Julia lay on the table, staring up at the adults. She wrung her hands. Hand wringing was a common behavior of girls with Rett syndrome-the disease was genetic, affecting almost only female babies-but when Alan saw Julia twisting her hands, he felt helpless, as if she were expressing despair.
“Can you tell anything?” Dianne asked as Alan turned off the machine.
Alan lowered his glasses, peered over the rims at the minute markings. He scrolled through the long paper. He knew it was low and base to be excited by her closeness at this particular moment. Here they were, examining Julia's EKG, and he was drinking in the smell of Dianne's hair and skin.
“If you don't say something,” she said, “I'm going
to scream like a crane. I can't even help it. The scream's coming, it's in my throat right now—”
“I can't see any significant change,” he said, feeling her lean against his side. He tapped the paper, and she looked closer. “This area here might be something, but I'm not sure. I'll fax it up to Providence, let Barbara Holmes take a look at it.”
“Something like what?” Dianne asked, now holding Julia's hand. She hadn't moved away from Alan's side though. She was sandwiched between him and the child, touching them both.
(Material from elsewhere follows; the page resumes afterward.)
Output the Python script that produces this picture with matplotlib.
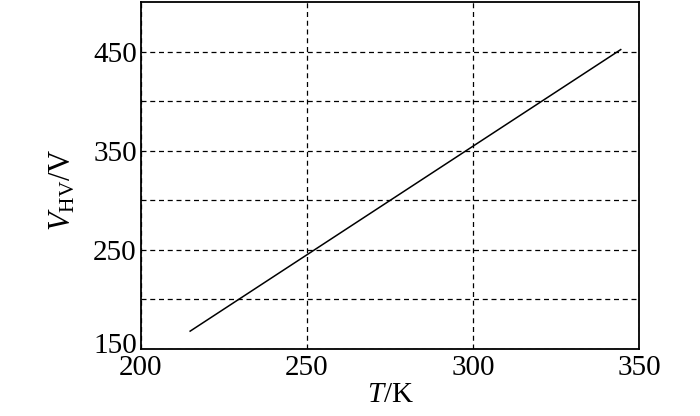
import matplotlib.pyplot as plt
from matplotlib.transforms import ScaledTranslation

# data
T = [214.8, 344.5]
V_hv = [168, 452]

x_ticks = [200, 250, 300, 350]
y_grid = [150, 200, 250, 300, 350, 400, 450]
y_labels = ['150', '', '250', '', '350', '', '450']

plt.rcParams['mathtext.fontset'] = 'custom'
plt.rcParams['mathtext.rm'] = 'Liberation Serif'
plt.rcParams['mathtext.it'] = 'Liberation Serif:italic'
plt.rcParams['font.family'] = 'Liberation Serif'

fig = plt.figure(figsize=(7, 4.16), dpi=100)
ax = fig.add_axes([141/700, 1 - 349/416, 498/700, 347/416])

ax.plot(T, V_hv, color='black', lw=1.1)

ax.set_xlim(200, 350)
ax.set_ylim(150, 500)
ax.set_xticks(x_ticks)
ax.set_yticks(y_grid)
ax.set_yticklabels(y_labels)
ax.tick_params(length=0, labelsize=21, pad=3)
ax.tick_params(axis='x', pad=4)
ax.grid(True, color='black', linestyle=(0, (4, 3)), lw=0.9)

# the lowest y label sits a bit above its grid line
lbl = ax.get_yticklabels()[0]
lbl.set_transform(lbl.get_transform() + ScaledTranslation(0, 6/100, fig.dpi_scale_trans))

for s in ax.spines.values():
    s.set_linewidth(1.3)

ax.set_xlabel(r'$T$/K', fontsize=21, labelpad=1)
ax.set_ylabel(r'$V_{\rm HV}$/V', fontsize=22)
ax.yaxis.set_label_coords(-0.128, 0.458)

fig.savefig('out.png', dpi=100)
“An irregularity,” Alan said. “A very slight change in the pattern.”
“You just said there's no significant change,” she said.
“That's what ‘very slight’ means,” he said. She was wearing a sleeveless white and yellow checked blouse. Her bare arm was tan and lightly freckled. It felt warm against Alan's arm, through the thin fabric of his blue oxford shirt. He wanted to bend over and kiss her naked shoulder, but she moved away so fast, suddenly his whole left side felt cold.
“I'm not a doctor,” she said dangerously, leaning over Julia as she started to remove the suction cups from her skin.
“I know,” he said.
“I don't like it when you patronize me,” she said, her voice trembling. “I know the difference between ‘significant’ and ‘very slight.’ But you're faxing the results to Dr. Holmes, and you wouldn't do that if it was normal.”
Alan watched her gently wipe the sticky gel from Julia's skin. She used baby wipes from her own bag, dabbing carefully, not wanting to hurt Julia or leave any residue behind. She soaked a wad of cotton balls in warm water, sponged off the remaining lotion. By-passing
the stiff brown paper towels, she dried Julia's chest with gauze squares. Her shoulders were tight.
“Dianne,” Alan said, wanting her to turn around.
She just shook her head, her back to him, still cleaning Julia.
“I never want to be patronizing to you,” he said, feeling the pressure in his throat. “Never.”
She shrugged. He saw her shoulders lift, but she was so tense, they stayed somewhere up around her ears. She had said she was no doctor, but she knew her way around his office better than Martha. She had done medical procedures on Julia that would scare most laypeople far away, maintaining, at various times, shunts, colostomies, a feeding tube, a splint.
Taking hold of her shoulders, Alan turned her around. She was so resistant; he felt her not wanting to look at him. Her head tilted downward, staring at his feet. Her hair was pure gold, shiny in the light. She smelled of flowers and the beach. Alan's heart was beating so hard, he almost didn't trust himself to speak.